Wednesday, August 4, 2010

The cloud up ahead

Cloud computing has been looming over the business world for some time now (pardon the pun). The arguments for and against the adoption of cloud computing are well known: cost reduction and increased agility versus potentially decreased security. Can anything new be added to the argument? Actually, there have been several recent developments that, unfortunately, while relevant to the conversation about cloud computing, may not help advance the argument in one way or the other.

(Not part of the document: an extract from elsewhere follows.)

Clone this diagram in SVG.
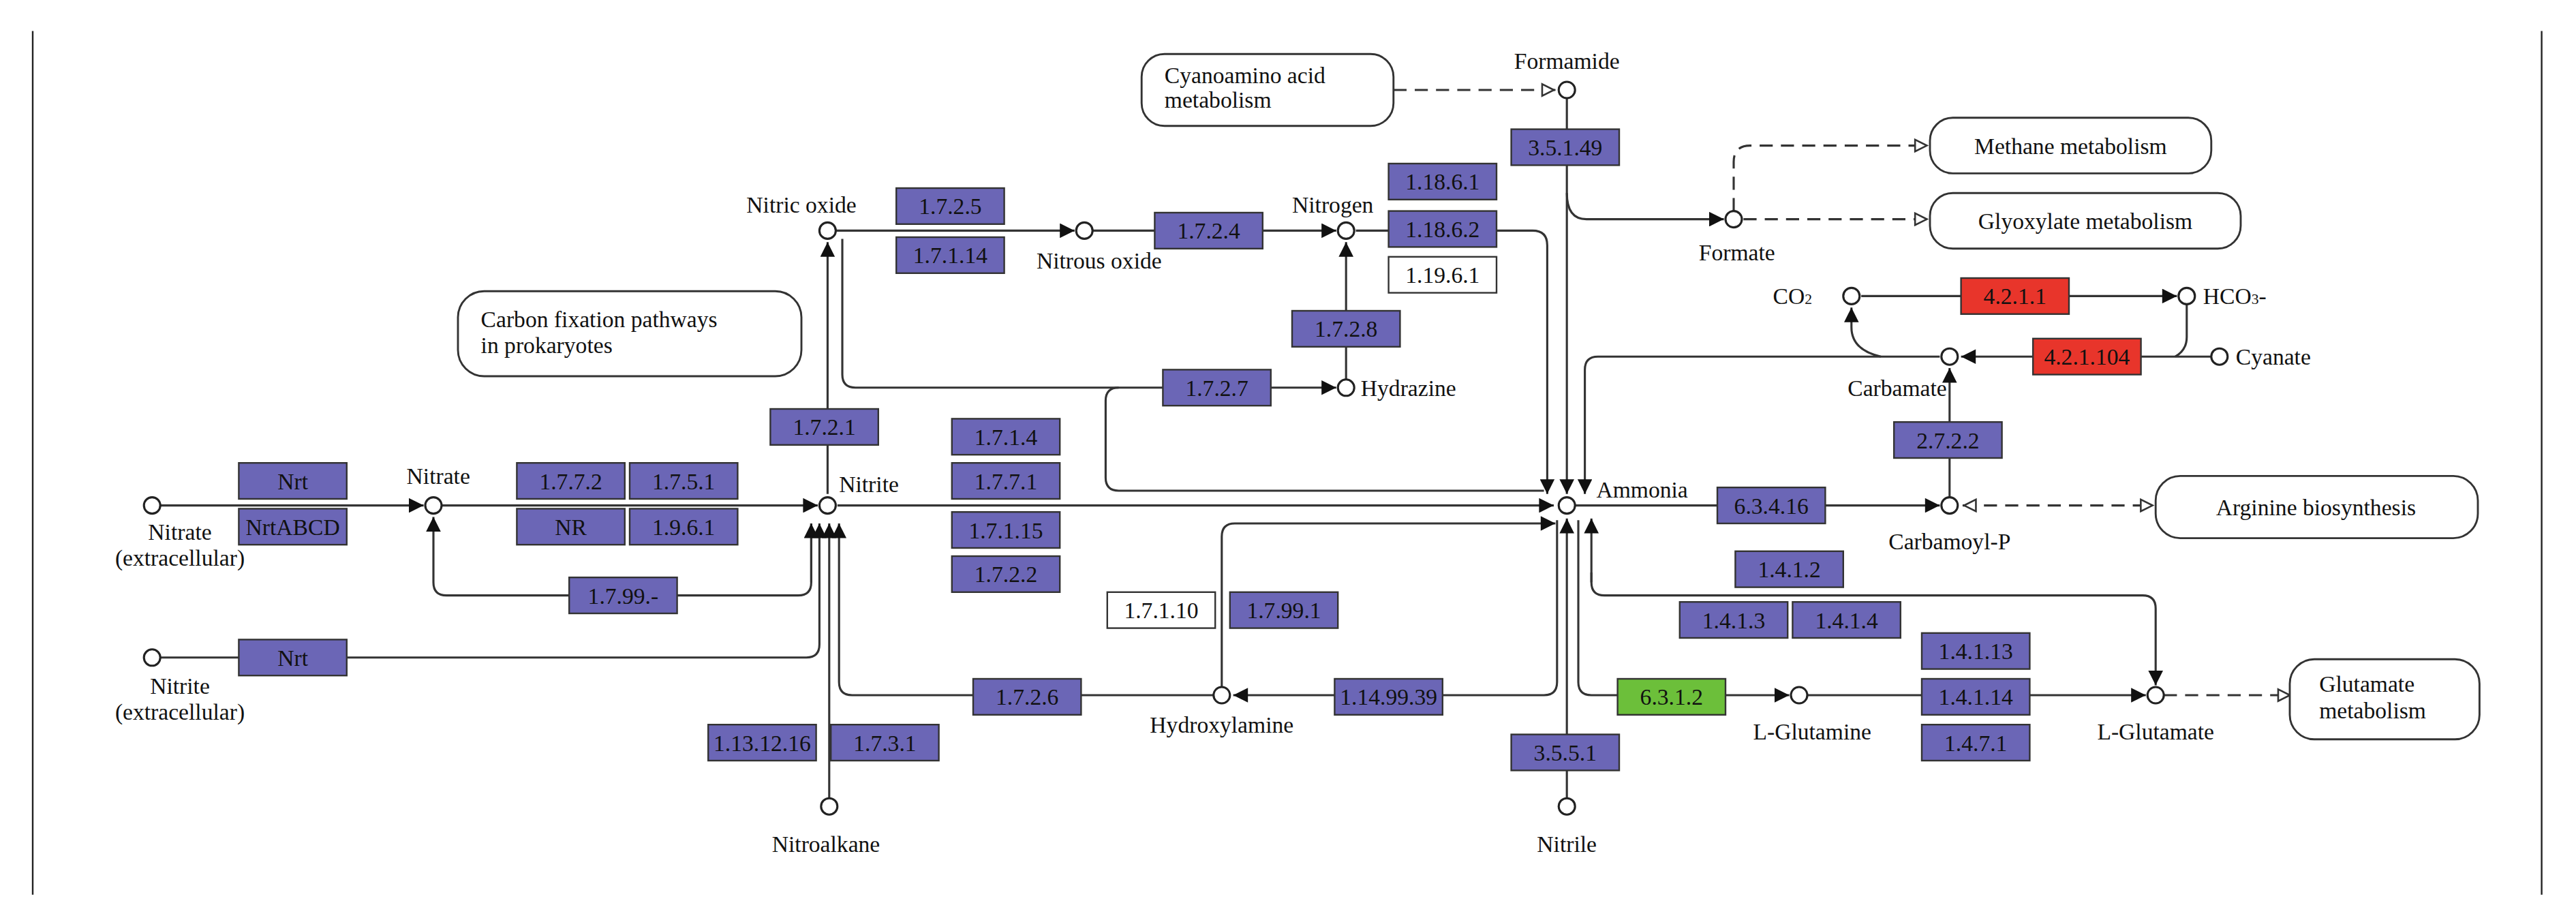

On the one hand, the increasing trend towards more mobile and powerful personal devices like the iPad (and ensuing tablets surely to come) and the Kindle point towards a consumer need to access data remotely, a feat most easily accomplished through the cloud. On the other hand, rising concerns about the privacy of information (think Facebook, Wikileaks and Blackberry in the UAE) seem to point in the direction for a desire to maintain proprietary control over data. Understanding that a company is but a collection of the individuals that work there and that, therefore, business decisions are usually reflections of those individual's tendencies, these two developments in the retail realm may help to understand businesses' future acceptance for cloud computing solutions.

The discussed trends, each pulling the argument is opposite directions may actually shed some light on the future of cloud computing. It seems that the most probable result is that rather than being a zero-sum game in which cloud computing solutions can only be adopted at the expense of more traditional in-house solutions, cloud computing will be adopted in those cases in which the need for flexibility and cost-reduction out-weight privacy concerns. Such a future may mean that potential businesses that once failed to get off the ground due to crippling IT costs may now flourish through the help of third-party servers and applications until their need for privacy and security is matched by their ability to afford secure in-house solutions.